Bring in a few small things that feel summery: a Friday picnic-lunch outside, a special-guest reader, a ‘fruit of the week’ tasting, a one-week garden project, a sidewalk-chalk art day. These don’t disrupt routines. They mark the season inside them.
Communicate the summer feel to parents in a single short newsletter. ‘Here’s what’s different about June and July at our program: more water play, more outdoor lunches, a few special days you’ll hear about ahead of time. Your child’s routine stays steady — we’re just adding summer on top.’

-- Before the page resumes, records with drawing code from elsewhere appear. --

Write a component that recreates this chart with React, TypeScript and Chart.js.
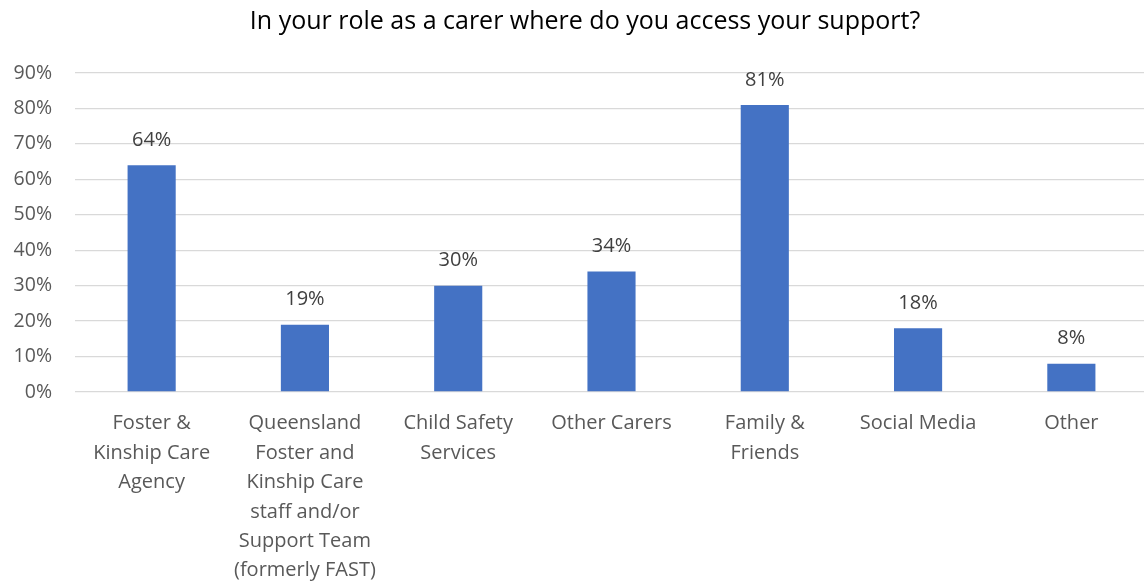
import React, { useEffect, useRef } from "react";
import { Chart, registerables } from "chart.js";

Chart.register(...registerables);

const title = "In your role as a carer where do you access your support?";
const categories: string[][] = [
  ["Foster &", "Kinship Care", "Agency"],
  ["Queensland", "Foster and", "Kinship Care", "staff and/or", "Support Team", "(formerly FAST)"],
  ["Child Safety", "Services"],
  ["Other Carers"],
  ["Family &", "Friends"],
  ["Social Media"],
  ["Other"],
];
const values: number[] = [64, 19, 30, 34, 81, 18, 8];
const yTicks: number[] = [0, 10, 20, 30, 40, 50, 60, 70, 80, 90];

const FONT = "'Open Sans', 'Liberation Sans', sans-serif";

const labelPlugin = {
  id: "barLabels",
  afterDatasetsDraw(chart: any) {
    const ctx = chart.ctx;
    const meta = chart.getDatasetMeta(0);
    ctx.save();
    ctx.font = `20px ${FONT}`;
    ctx.fillStyle = "#404040";
    ctx.textAlign = "center";
    ctx.textBaseline = "middle";
    meta.data.forEach((bar: any, i: number) => {
      ctx.fillText(`${values[i]}%`, bar.x, bar.y - 25);
    });
    ctx.restore();
  },
};

const titlePlugin = {
  id: "customTitle",
  afterDraw(chart: any) {
    const ctx = chart.ctx;
    ctx.save();
    ctx.font = `25px ${FONT}`;
    ctx.fillStyle = "#000000";
    ctx.textAlign = "center";
    ctx.textBaseline = "middle";
    ctx.fillText(title, 585, 22);
    ctx.restore();
  },
};

export default function App() {
  const ref = useRef<HTMLCanvasElement>(null);
  useEffect(() => {
    document.body.style.margin = "0";
    document.body.style.overflow = "hidden";
    const chart = new Chart(ref.current as HTMLCanvasElement, {
      type: "bar",
      data: {
        labels: categories,
        datasets: [
          {
            data: values,
            backgroundColor: "#4472C4",
            borderWidth: 0,
            categoryPercentage: 1,
            barPercentage: 0.314,
          },
        ],
      },
      options: {
        animation: false,
        responsive: false,
        maintainAspectRatio: false,
        layout: { padding: { top: 73, left: 0, right: 0, bottom: 0 } },
        plugins: {
          legend: { display: false },
          title: { display: false },
          tooltip: { enabled: false },
        },
        scales: {
          x: {
            grid: { display: false, drawTicks: false },
            border: { display: false },
            ticks: {
              color: "#595959",
              font: { family: FONT, size: 20, lineHeight: 1.47 },
              padding: 17,
              maxRotation: 0,
              minRotation: 0,
              autoSkip: false,
            },
            afterFit(scale: any) {
              scale.height = 191;
            },
          },
          y: {
            min: 0,
            max: 90,
            afterBuildTicks(scale: any) {
              scale.ticks = yTicks.map((v) => ({ value: v }));
            },
            grid: { color: "#d9d9d9", lineWidth: 1.3, drawTicks: false },
            border: { display: false },
            ticks: {
              color: "#595959",
              font: { family: FONT, size: 19.5 },
              padding: 23,
              callback: (v: any) => `${v}%`,
            },
            afterFit(scale: any) {
              scale.width = 75;
            },
          },
        },
      },
      plugins: [labelPlugin, titlePlugin],
    });
    return () => chart.destroy();
  }, []);
  return (
    <div style={{ width: 1144, height: 583, overflow: "hidden" }}>
      <canvas ref={ref} width={1148} height={583} style={{ display: "block" }} />
    </div>
  );
}
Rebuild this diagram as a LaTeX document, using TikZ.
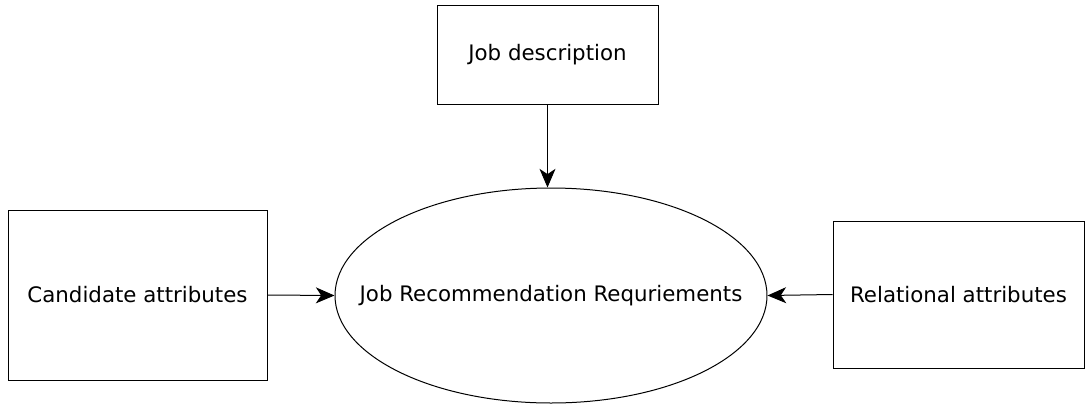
\documentclass[tikz,border=0pt]{standalone}
\usepackage{fontspec}
\setmainfont{DejaVu Sans}
\usetikzlibrary{shapes.geometric,arrows.meta}

\tikzset{
    boxfont/.style={font=\fontsize{16}{19}\selectfont},
    attrbox/.style={draw, line width=.75pt, inner sep=0pt, boxfont},
    flow/.style={-{Stealth[length=14pt,width=12pt,inset=4pt]}, line width=.75pt}
}

\begin{document}
\begin{tikzpicture}[x=.75pt,y=-.75pt]
        \useasboundingbox (0,0) rectangle (1086,408);

        \node[attrbox, minimum width=221*.75pt, minimum height=99*.75pt] (job) at (547.5,54.5) {Job description};
        \node[attrbox, minimum width=259*.75pt, minimum height=170*.75pt] (cand) at (137.5,295) {Candidate attributes};
        \node[attrbox, minimum width=251*.75pt, minimum height=147*.75pt] (rel) at (958.5,294.5) {Relational attributes};
        % text as a label, so the ellipse keeps its size
        \node[attrbox, ellipse, minimum width=432*.75pt, minimum height=215*.75pt,
            label={[boxfont]center:Job Recommendation Requriements}] (req) at (551,295.5) {};

        \draw[flow] (job.south) -- (job.south |- req.north);
        \draw[flow] (cand.east) -- (req.west);
        \draw[flow] (rel.west) -- (req.east);

    \end{tikzpicture}
\end{document}
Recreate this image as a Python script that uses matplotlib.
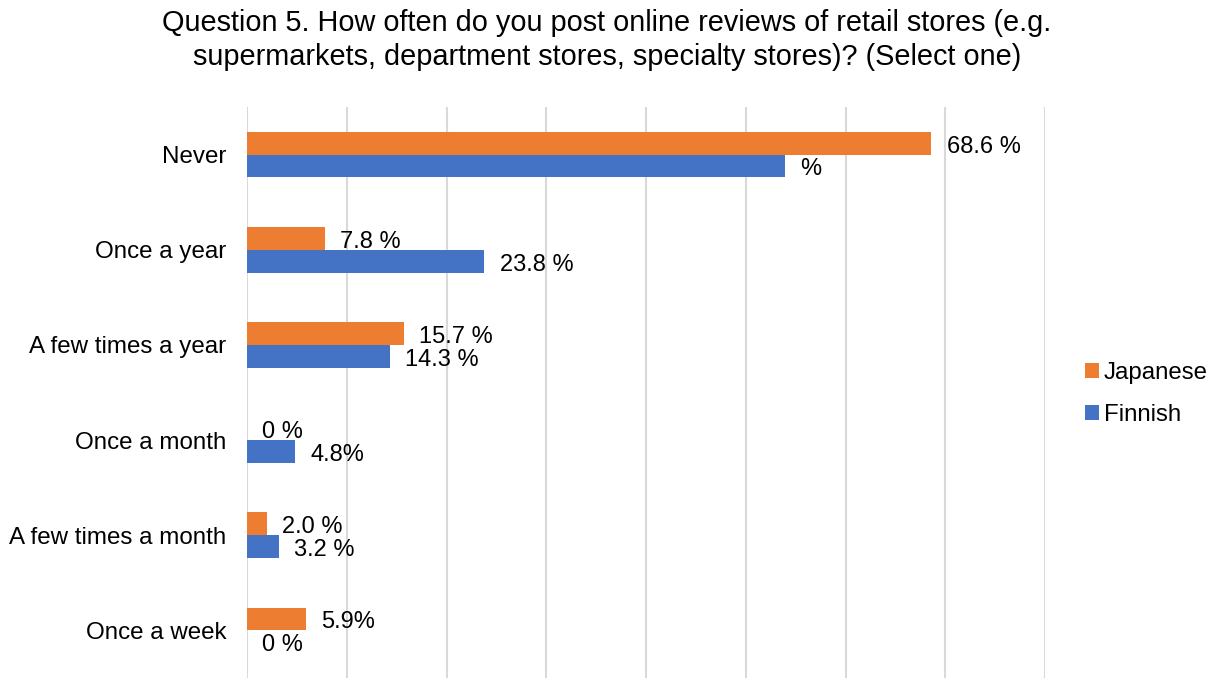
import matplotlib
matplotlib.use("Agg")
import matplotlib.pyplot as plt
import numpy as np

plt.rcParams['font.family'] = ['Liberation Sans', 'DejaVu Sans']

# respuestas a la pregunta 5
categorias = ["Never", "Once a year", "A few times a year", "Once a month",
              "A few times a month", "Once a week"]
japoneses = [68.6, 7.8, 15.7, 0.0, 2.0, 5.9]
finlandeses = [53.9, 23.8, 14.3, 4.8, 3.2, 0.0]

# etiquetas tal como aparecen en el grafico
etiquetas_jp = ["68.6 %", "7.8 %", "15.7 %", "0 %", "2.0 %", "5.9%"]
etiquetas_fi = ["%", "23.8 %", "14.3 %", "4.8%", "3.2 %", "0 %"]

naranja = "#ED7D31"
azul = "#4472C4"

fig = plt.figure(figsize=(12.14, 6.78), dpi=100)
ax = fig.add_axes([247 / 1214, 0.0, (1045 - 247) / 1214, 1 - 107 / 678])

y = np.arange(len(categorias))
alto = 0.24

ax.barh(y - alto / 2, japoneses, height=alto, color=naranja, label="Japanese", zorder=3)
ax.barh(y + alto / 2, finlandeses, height=alto, color=azul, label="Finnish", zorder=3)

# etiquetas de datos al final de cada barra
for i in range(len(categorias)):
    ax.annotate(etiquetas_jp[i], (japoneses[i], y[i] - alto / 2), xytext=(11, -2.5),
                textcoords="offset points", va="center", ha="left", fontsize=17)
    ax.annotate(etiquetas_fi[i], (finlandeses[i], y[i] + alto / 2), xytext=(11, -2.5),
                textcoords="offset points", va="center", ha="left", fontsize=17)

ax.set_xlim(0, 80)
ax.set_ylim(len(categorias) - 0.5, -0.5)
ax.set_xticks(np.arange(0, 81, 10))
ax.xaxis.grid(True, color="#D9D9D9", linewidth=1.5, zorder=0)
ax.tick_params(axis="x", labelbottom=False, length=0)
ax.tick_params(axis="y", length=0, pad=15)
ax.set_yticks(y)
ax.set_yticklabels(categorias, fontsize=17.4)
for lado in ["top", "right", "bottom", "left"]:
    ax.spines[lado].set_visible(False)

fig.text(0.5, 1 - 40 / 678,
         "Question 5. How often do you post online reviews of retail stores (e.g.\n"
         "supermarkets, department stores, specialty stores)? (Select one)",
         fontsize=20.8, ha="center", va="center", linespacing=1.25)

fig.legend(loc="center left", bbox_to_anchor=(1063 / 1214, 1 - 394 / 678), frameon=False,
           fontsize=17.3, handlelength=0.6, handleheight=0.6, handletextpad=0.2,
           labelspacing=0.85)

fig.savefig("out.png", dpi=100)
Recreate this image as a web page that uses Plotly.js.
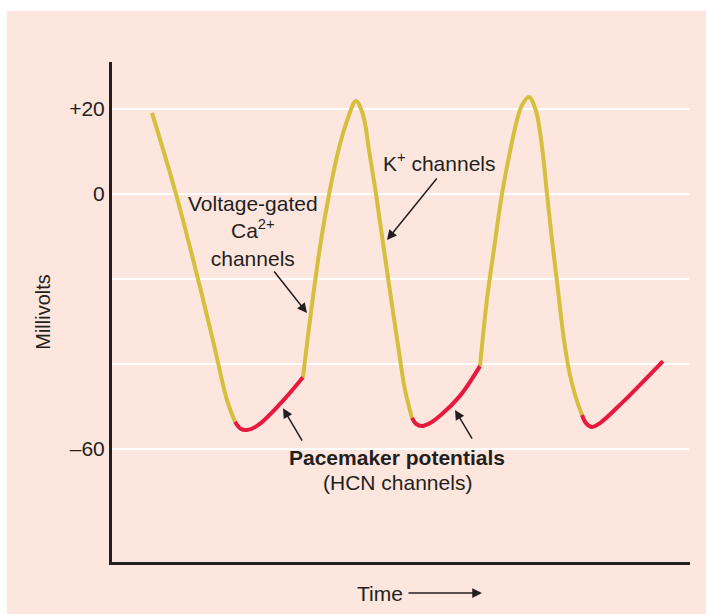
<!DOCTYPE html>
<html>
<head>
<meta charset="utf-8">
<script src="https://cdn.plot.ly/plotly-3.0.1.min.js"></script>
<style>
  html, body { margin: 0; padding: 0; background: #ffffff; }
  #chart { position: absolute; left: 7px; top: 11px; width: 699px; height: 603px; }
</style>
</head>
<body>
<div id="chart"></div>
<script>
// Time (arbitrary units) and membrane potential (mV)
const yellowT1 = [40, 64, 88, 102, 115, 123];
const yellowV1 = [19.1, 0, -21.9, -35.5, -48.5, -53.6];

const redT1 = [123, 129, 136, 146, 168, 191];
const redV1 = [-53.6, -55.3, -55.5, -54.4, -49.4, -43.1];

const yellowT2 = [191, 199, 208, 217, 227, 235, 244, 251, 257, 264, 272, 280, 287, 293, 300];
const yellowV2 = [-43.1, -27.8, -12.5, -0.2, 10.8, 17.2, 21.9, 18.6, 10.4, 0, -13.2, -26.1, -37.2, -46.1, -52.7];

const redT2 = [300, 304, 310, 318, 328, 348, 368];
const redV2 = [-52.7, -54.1, -54.6, -53.9, -52.2, -47.5, -40.5];

const yellowT3 = [368, 375, 382, 390, 399, 405, 410, 417, 424, 430, 435, 440, 446, 452, 458, 464, 470];
const yellowV3 = [-40.5, -24.7, -12.9, 0, 11.1, 17.4, 20.9, 22.8, 19.5, 11.1, 0, -10.8, -22.6, -34.4, -42.6, -48.0, -52.0];

const redT3 = [470, 474, 480, 488, 511, 551];
const redV3 = [-52.0, -53.9, -54.8, -53.9, -48.9, -39.3];

const yTickVals = [20, 0, -20, -40, -60];
const yTickText = ['+20', '0', '', '', '\u201360'];

const YELLOW = '#d5bf3d';
const RED = '#e8193e';
const INK = '#231f20';
const PEACH = '#fde6dd';
const FONT = 'Liberation Sans, Arial, Helvetica, sans-serif';

function seg(t, v, color) {
  return {
    x: t, y: v, type: 'scatter', mode: 'lines',
    line: { color: color, width: 4, shape: 'spline', smoothing: 1 },
    hoverinfo: 'skip', showlegend: false
  };
}

const traces = [
  seg(yellowT1, yellowV1, YELLOW),
  seg(yellowT2, yellowV2, YELLOW),
  seg(yellowT3, yellowV3, YELLOW),
  seg(redT1, redV1, RED),
  seg(redT2, redV2, RED),
  seg(redT3, redV3, RED)
];

function arrow(x, y, ax, ay) {
  return {
    x: x, y: y, ax: ax, ay: ay, xref: 'x', yref: 'y', axref: 'x', ayref: 'y',
    text: '', showarrow: true, arrowhead: 2, arrowsize: 1.3, arrowwidth: 1.5,
    arrowcolor: INK
  };
}
function label(x, y, text, extra) {
  return Object.assign({
    x: x, y: y, xref: 'x', yref: 'y', text: text, showarrow: false,
    font: { family: FONT, size: 21, color: INK }, xanchor: 'center', yanchor: 'middle'
  }, extra || {});
}

const layout = {
  width: 699, height: 603,
  margin: { l: 105, r: 16, t: 51, b: 52 },
  paper_bgcolor: PEACH,
  plot_bgcolor: PEACH,
  font: { family: FONT, size: 21, color: INK },
  showlegend: false,
  xaxis: {
    range: [0, 578],
    showgrid: false, zeroline: false, showticklabels: false, ticks: '',
    showline: true, linecolor: INK, linewidth: 3
  },
  yaxis: {
    range: [-86.59, 31.06],
    tickvals: yTickVals, ticktext: yTickText, ticks: '',
    ticklabelstandoff: 0,
    tickfont: { family: FONT, size: 21, color: INK },
    showgrid: true, gridcolor: '#ffffff', gridwidth: 2.5, zeroline: false,
    showline: true, linecolor: INK, linewidth: 3,
    title: { text: 'Millivolts', font: { family: FONT, size: 20, color: INK }, standoff: 14 }
  },
  annotations: [
    label(141, -8.7, 'Voltage-gated<br>Ca<sup>2+</sup><br>channels'),
    label(327, 7.5, 'K<sup>+</sup> channels'),
    label(285, -62.1, '<b>Pacemaker potentials</b>'),
    label(285, -68.0, '(HCN channels)'),
    arrow(195, -28.0, 161, -17.9),
    arrow(275, -10.8, 326, 4.0),
    arrow(171, -50.4, 191, -58.4),
    arrow(343, -50.8, 361, -57.9),
    {
      x: 370, y: -0.062, xref: 'x', yref: 'paper',
      ax: -102, ay: 0, text: 'Time', showarrow: true,
      font: { family: FONT, size: 21, color: INK },
      arrowhead: 2, arrowsize: 1.3, arrowwidth: 1.5, arrowcolor: INK, startstandoff: 4
    }
  ]
};

Plotly.newPlot('chart', traces, layout, { staticPlot: true, displayModeBar: false });
</script>
</body>
</html>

How to Make It Work Safely
Watch out for two summer traps. First, schedule chaos: families travel, attendance dips, ratios get weird. Plan ahead with a ‘summer ratio’ conversation with your director — what does it look like if half a room is gone for a week in July? Second, staff burnout: summer is high-energy weather and high-attendance days, and your teachers are not less tired in July than they were in February. Build in a few short, planned ‘just outdoor play, no curriculum’ afternoons for them too.
And resist the urge to mark every summer day as special. Special is a contrast against ordinary. If every day is themed, none of them are. Three or four real summer markers across the season are remembered. Twenty are forgotten.
Year-round centers have a quieter summer story than camps do. That’s the point. Tell it confidently.
Why This Matters
Outdoor time still matters, even when weather and space are not perfect. CDC guidance on outdoor play and safety in early care and education notes that outdoor play supports movement and development, while CDSS heat prevention guidance reminds providers to stay alert to heat risks during extreme temperatures.
Final Thoughts
Outdoor routines do not need to be fancy. They need to be safe, repeatable, and realistic for the space the program actually has.